Era la habitación de su hermano Diógenes; quien la había sellado, años atrás, era el propio Pendergast, para clausurarla para siempre en el palacio de la memoria. Era la única estancia adonde se había prometido no volver a entrar jamás.
Y sin embargo, según Eli Glinn, debía entrar. No había alternativa.
Al vacilar ante la puerta, se dio cuenta de que su pulso y su respiración se estaban acelerando de forma alarmante. Las paredes de la mansión parpadeaban a su alrededor; brillaban o se apagaban como el filamento de una bombilla sometida a una corriente excesiva.
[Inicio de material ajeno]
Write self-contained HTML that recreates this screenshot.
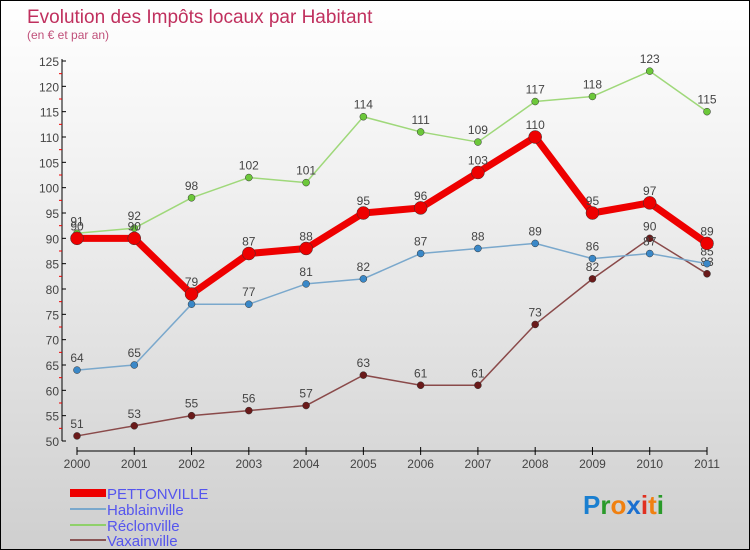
<!DOCTYPE html>
<html><head><meta charset="utf-8"><style>
body{margin:0}
#c{width:748px;height:548px;border:1px solid #000;background:linear-gradient(#fff,#f2f2f2 30%,#cfcfcf);position:relative;overflow:hidden;font-family:"Liberation Sans",sans-serif}
</style></head><body>
<div id="c">
<svg id="s" width="748" height="548" style="position:absolute;left:0;top:0">
<text x="26" y="22" font-size="19" fill="#c0305e">Evolution des Impôts locaux par Habitant</text>
<text x="26" y="38" font-size="12" fill="#c0507a">(en € et par an)</text>
<g id="ax"></g><g id="ser"></g>
<g font-size="15" fill="#5555ee">
<rect x="69" y="488" width="36" height="8" fill="#e00"/>
<text x="106" y="498">PETTONVILLE</text>
<rect x="69" y="507" width="36" height="2" fill="#7aa8cc"/>
<text x="106" y="514">Hablainville</text>
<rect x="69" y="523" width="36" height="2" fill="#8fd06a"/>
<text x="106" y="530">Réclonville</text>
<rect x="69" y="538" width="36" height="2" fill="#8a5555"/>
<text x="106" y="545">Vaxainville</text>
</g>
<text x="582" y="513" font-size="26" font-weight="bold"><tspan fill="#1a7fd0">P</tspan><tspan fill="#2a9a2a">r</tspan><tspan fill="#f08010">o</tspan><tspan fill="#1a6fd0">x</tspan><tspan fill="#e03020">i</tspan><tspan fill="#f08010">t</tspan><tspan fill="#2a9a2a">i</tspan></text>
</svg>
</div>
<script>
const years=[2000,2001,2002,2003,2004,2005,2006,2007,2008,2009,2010,2011];
const yTicks=[50,55,60,65,70,75,80,85,90,95,100,105,110,115,120,125];
const pettonville=[90,90,79,87,88,95,96,103,110,95,97,89];
const hablainville=[64,65,77,77,81,82,87,88,89,86,87,85];
const reclonville=[91,92,98,102,101,114,111,109,117,118,123,115];
const vaxainville=[51,53,55,56,57,63,61,61,73,82,90,83];
const NS="http://www.w3.org/2000/svg";
const X=i=>76+i*(630/11), Y=v=>440-(v-50)*(380/75);
function mk(t,a,p){const e=document.createElementNS(NS,t);for(const k in a)e.setAttribute(k,a[k]);p.appendChild(e);return e;}
const ax=document.getElementById('ax'),ser=document.getElementById('ser');
let l=mk('line',{x1:61,y1:58,x2:61,y2:440,stroke:'#000','stroke-width':1},ax);


l=mk('line',{x1:76,y1:450,x2:706,y2:450,stroke:'#000','stroke-width':1},ax);


yTicks.forEach((v,i)=>{
 mk('line',{x1:61,y1:Y(v),x2:65,y2:Y(v),stroke:'#000'},ax);
 if(i<yTicks.length-1)mk('line',{x1:58,y1:Y(v+2.5),x2:61,y2:Y(v+2.5),stroke:'#e00'},ax);
 const t=mk('text',{x:58,y:Y(v)+5,'font-size':12,fill:'#444','text-anchor':'end'},ax);t.textContent=v;
 
 
});
years.forEach((y,i)=>{
 mk('line',{x1:X(i),y1:446,x2:X(i),y2:454,stroke:'#000'},ax);
 const t=mk('text',{x:X(i),y:467,'font-size':12,fill:'#444','text-anchor':'middle'},ax);t.textContent=y;
 
 
});
function series(d,col,dot,w,r,name){
 const p=mk('polyline',{points:d.map((v,i)=>X(i)+','+Y(v)).join(' '),fill:'none',stroke:col,'stroke-width':w,'stroke-linejoin':'round'},ser);
 
 
 d.forEach((v,i)=>{
  const c=mk('circle',{cx:X(i),cy:Y(v),r:r,fill:dot,stroke:'#333','stroke-width':0.5},ser);
  
  
  const t=mk('text',{x:X(i),y:Y(v)-8,'font-size':12,fill:'#444','text-anchor':'middle'},ser);t.textContent=v;
  
  
 });
}
series(vaxainville,'#8a4a4a','#6a1a1a',1.5,3.5,'vaxainville');
series(hablainville,'#7aa8cc','#3a88c8',1.5,3.5,'hablainville');
series(reclonville,'#9fd87a','#6cc83a',1.5,3.5,'reclonville');
series(pettonville,'#ee0000','#ee0000',7,6.5,'pettonville');
</script>
</body></html>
Su construcción mental se le estaba yendo de las manos. En un titánico esfuerzo de concentración y serenidad mental logró consolidar la imagen que lo rodeaba.
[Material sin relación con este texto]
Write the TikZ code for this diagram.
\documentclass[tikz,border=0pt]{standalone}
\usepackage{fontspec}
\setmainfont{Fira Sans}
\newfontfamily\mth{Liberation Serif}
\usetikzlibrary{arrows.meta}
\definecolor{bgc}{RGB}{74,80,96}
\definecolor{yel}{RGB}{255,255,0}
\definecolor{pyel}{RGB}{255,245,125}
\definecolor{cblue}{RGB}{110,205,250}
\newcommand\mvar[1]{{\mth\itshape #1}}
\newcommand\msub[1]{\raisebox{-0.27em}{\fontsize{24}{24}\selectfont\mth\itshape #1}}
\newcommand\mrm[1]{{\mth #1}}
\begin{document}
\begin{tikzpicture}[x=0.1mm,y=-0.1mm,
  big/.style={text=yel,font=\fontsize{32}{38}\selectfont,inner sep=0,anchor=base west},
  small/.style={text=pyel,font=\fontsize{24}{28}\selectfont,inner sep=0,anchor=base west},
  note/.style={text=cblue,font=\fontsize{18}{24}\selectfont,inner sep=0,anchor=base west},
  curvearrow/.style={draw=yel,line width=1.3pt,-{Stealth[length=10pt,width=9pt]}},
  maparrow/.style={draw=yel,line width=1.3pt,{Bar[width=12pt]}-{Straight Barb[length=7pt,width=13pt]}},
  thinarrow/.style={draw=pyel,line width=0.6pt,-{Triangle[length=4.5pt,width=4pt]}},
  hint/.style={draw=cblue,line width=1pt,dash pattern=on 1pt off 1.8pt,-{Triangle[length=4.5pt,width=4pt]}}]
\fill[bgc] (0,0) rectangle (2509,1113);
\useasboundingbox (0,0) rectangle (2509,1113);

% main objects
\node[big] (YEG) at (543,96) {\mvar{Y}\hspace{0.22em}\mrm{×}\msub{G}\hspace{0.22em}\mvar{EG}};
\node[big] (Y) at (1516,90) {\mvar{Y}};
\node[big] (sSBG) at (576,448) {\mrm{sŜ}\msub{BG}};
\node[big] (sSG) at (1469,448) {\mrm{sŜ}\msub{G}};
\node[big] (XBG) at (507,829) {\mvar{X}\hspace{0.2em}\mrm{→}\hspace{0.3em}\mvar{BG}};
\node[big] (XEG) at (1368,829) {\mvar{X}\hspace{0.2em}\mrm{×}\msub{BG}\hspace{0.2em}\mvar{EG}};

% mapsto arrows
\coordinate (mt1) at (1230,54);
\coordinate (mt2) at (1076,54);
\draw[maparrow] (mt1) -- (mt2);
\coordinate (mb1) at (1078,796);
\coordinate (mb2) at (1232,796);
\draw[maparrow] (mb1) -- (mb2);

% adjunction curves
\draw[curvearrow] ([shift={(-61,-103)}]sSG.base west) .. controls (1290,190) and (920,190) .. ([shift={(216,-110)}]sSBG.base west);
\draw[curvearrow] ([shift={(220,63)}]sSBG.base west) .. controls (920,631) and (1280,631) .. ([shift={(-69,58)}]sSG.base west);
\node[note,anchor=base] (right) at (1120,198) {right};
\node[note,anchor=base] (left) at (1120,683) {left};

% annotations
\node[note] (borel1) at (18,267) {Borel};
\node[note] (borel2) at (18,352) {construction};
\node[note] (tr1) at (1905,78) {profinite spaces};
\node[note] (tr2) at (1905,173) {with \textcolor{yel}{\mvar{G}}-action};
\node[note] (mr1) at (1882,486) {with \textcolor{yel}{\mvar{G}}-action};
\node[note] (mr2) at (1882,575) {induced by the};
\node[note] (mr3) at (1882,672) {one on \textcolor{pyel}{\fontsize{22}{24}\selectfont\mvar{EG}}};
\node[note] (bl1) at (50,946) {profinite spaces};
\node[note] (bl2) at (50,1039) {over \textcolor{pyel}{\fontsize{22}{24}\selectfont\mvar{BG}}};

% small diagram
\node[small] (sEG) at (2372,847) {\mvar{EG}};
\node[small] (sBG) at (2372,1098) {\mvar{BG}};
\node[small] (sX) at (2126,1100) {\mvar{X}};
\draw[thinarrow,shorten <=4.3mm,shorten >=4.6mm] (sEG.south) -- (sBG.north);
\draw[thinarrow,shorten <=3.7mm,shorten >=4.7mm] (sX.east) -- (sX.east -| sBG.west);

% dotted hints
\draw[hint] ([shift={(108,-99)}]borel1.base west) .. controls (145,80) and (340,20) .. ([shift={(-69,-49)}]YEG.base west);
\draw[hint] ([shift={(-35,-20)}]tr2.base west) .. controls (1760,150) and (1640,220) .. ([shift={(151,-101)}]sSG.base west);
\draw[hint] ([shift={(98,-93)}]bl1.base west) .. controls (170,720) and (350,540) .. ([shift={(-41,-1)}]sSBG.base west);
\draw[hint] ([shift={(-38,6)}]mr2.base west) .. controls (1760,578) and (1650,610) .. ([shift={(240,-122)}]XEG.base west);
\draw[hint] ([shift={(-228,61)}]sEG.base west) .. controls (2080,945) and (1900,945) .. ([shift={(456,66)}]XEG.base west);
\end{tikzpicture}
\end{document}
Tenía que actuar deprisa. El viaje por la memoria amenazaba con venirse abajo en cualquier momento debido a la fuerza de sus emociones. No podía mantener indefinidamente la concentración necesaria.
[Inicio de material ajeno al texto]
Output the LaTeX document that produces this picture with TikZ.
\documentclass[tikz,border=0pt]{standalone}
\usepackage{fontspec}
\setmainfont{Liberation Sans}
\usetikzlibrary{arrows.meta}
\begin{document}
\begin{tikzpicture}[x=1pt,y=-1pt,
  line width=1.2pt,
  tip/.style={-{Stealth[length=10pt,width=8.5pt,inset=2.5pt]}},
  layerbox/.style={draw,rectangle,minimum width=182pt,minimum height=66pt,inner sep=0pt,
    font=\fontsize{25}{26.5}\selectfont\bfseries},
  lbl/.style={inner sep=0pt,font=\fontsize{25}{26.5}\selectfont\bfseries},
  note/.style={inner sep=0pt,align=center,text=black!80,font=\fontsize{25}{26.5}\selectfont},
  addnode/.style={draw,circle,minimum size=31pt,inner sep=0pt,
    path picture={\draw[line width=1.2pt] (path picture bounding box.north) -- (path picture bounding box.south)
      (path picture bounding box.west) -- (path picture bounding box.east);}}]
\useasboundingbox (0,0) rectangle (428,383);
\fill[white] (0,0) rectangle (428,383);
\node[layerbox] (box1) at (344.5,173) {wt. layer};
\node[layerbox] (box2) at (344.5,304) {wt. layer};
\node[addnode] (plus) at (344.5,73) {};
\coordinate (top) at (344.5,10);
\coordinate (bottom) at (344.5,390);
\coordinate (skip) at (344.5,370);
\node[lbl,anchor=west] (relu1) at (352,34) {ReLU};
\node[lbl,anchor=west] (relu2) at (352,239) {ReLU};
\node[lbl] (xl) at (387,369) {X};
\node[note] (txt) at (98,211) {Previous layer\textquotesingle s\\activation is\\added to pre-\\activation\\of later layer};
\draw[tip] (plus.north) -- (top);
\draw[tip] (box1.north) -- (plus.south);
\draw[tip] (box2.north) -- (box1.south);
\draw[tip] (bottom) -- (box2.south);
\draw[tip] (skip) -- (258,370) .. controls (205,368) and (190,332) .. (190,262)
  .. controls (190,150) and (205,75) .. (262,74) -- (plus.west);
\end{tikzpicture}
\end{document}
Hizo aparecer una palanca, un cincel y un mazo en sus manos. Deslizó la palanca por debajo de la lámina de latón, apartándola del marco de la puerta, y la hizo correr por los cuatro lados hasta desprender la lámina. Después dejó la palanca y cogió el cincel y el mazo para golpear suavemente el plomo blando metido en las rendijas entre la puerta y el marco, que fue saliendo a pedazos. Trabajaba deprisa, intentando olvidarse de sí mismo en la tarea y no pensar en nada que no fuera el presente.
En pocos minutos la alfombra se cubrió de virutas de plomo. Entre él y lo que había al otro lado de la puerta quedaba un solo impedimento: una pesada cerradura.
Dio un paso y probó el pomo. Normalmente lo habría forzado con el instrumental que siempre llevaba encima, pero esta vez ni siquiera tenía tiempo para ello. Cualquier pausa, incluso la más breve, podía ser fatal. Retrocedió, levantó un pie, apuntó justo debajo de la cerradura y dio una patada con todas sus fuerzas a la puerta, que salió disparada y chocó ruidosamente con la pared interior. Se quedó jadeando en el umbral. Estaba frente a la habitación de Diógenes, su hermano.
Pero no se veía nada. La luz tenue del pasillo no penetraba en la profunda oscuridad. La puerta era un rectángulo negro.
Tiró el mazo y el cincel al suelo. Un simple pensamiento bastó para poner una linterna en su mano. La encendió y enfocó el haz en la negrura, que parecía absorber toda la luz del aire.
Cuando quiso dar un paso, se dio cuenta de que sus extremidades no obedecían a su voluntad. Se quedó en el umbral durante lo que pareció una eternidad. La casa empezaba a moverse. Las paredes se evaporaban como si fueran de aire. Comprendió que el palacio de la memoria se le iba otra vez de las manos, y que esta vez, si lo perdía, ya no podría regresar jamás. Jamás. Solo un último y supremo esfuerzo de voluntad, el momento de mayor concentración, el más cansado y difícil de su vida, le permitió cruzar el umbral.
Volvió a pararse justo al otro lado, prematuramente exhausto, mientras movía la linterna y obligaba al haz a hincarse cada vez más hondo en la oscuridad. No era la habitación que esperaba encontrar, sino el principio de una estrecha escalera de piedra tosca que descendía sinuosamente por la roca viva, hacia las profundidades de la tierra.
La visión agitó algo oscuro en el cerebro de Pendergast, un rudo animal que llevaba más de treinta años durmiendo sin ser molestado. Por unos instantes sintió que su voluntad flaqueaba. Las paredes temblaban como una vela al viento.
Se recuperó. Ya no le quedaba más remedio que seguir. Asiendo la linterna con fuerzas renovadas, empezó a bajar por los peldaños de piedra gastada y resbaladiza, cada vez más abajo, adentrándose en unas fauces de vergüenza, de arrepentimiento… y de infinito horror.